POTENTIAL DISTRIBUTION DUE TO A CYLINDRICAL ELECTRODE MOUNTED ON AN INSULATING PROBE

Abstract

The potentials around a finite cylindrical electrode can be obtained by dividing the electrodes into rings of equal thickness and substituting an infinitely thin current ring for each of the slices. The field of an infinitely thin ring electrode mounted on an insulating cylindrical probe of the same diameter can be found by combining the properties of the delta function with a solution of Laplace’s equation in cylindrical co‐ordinates. Combination of solutions for the infinitely thin rings under the condition that the potential of the electrode surface be constant leads to a system of simultaneous linear equations. By increasing the number of slices, the potential around the finite electrode can be found arbitrarily close. The problem of a cylindrical electrode on a sonde located coaxially in a conducting hole, drilled through a medium of different conductivity, is treated by the same method.
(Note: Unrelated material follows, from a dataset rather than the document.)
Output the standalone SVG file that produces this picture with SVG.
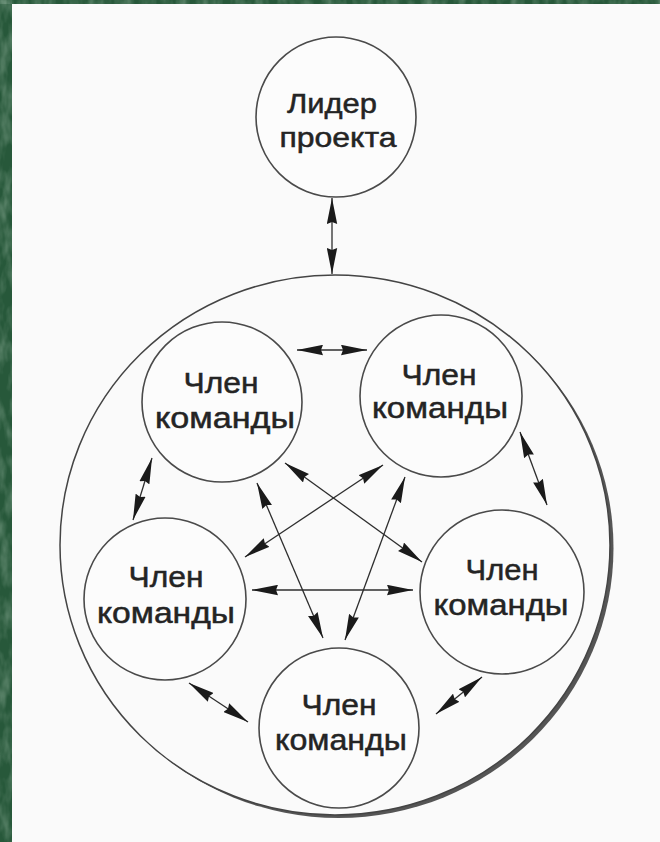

This arrangement is of interest in electrical logging of drill holes. Numerical examples have been calculated on an IBM 650 magnetic drum computer. The potential along the surface of the insulating probe, at distances larger than twice the electrode length, can be approximated with good accuracy by assuming that all of the current is emitted from an infinitely thin ring located in the median plane of the electrode.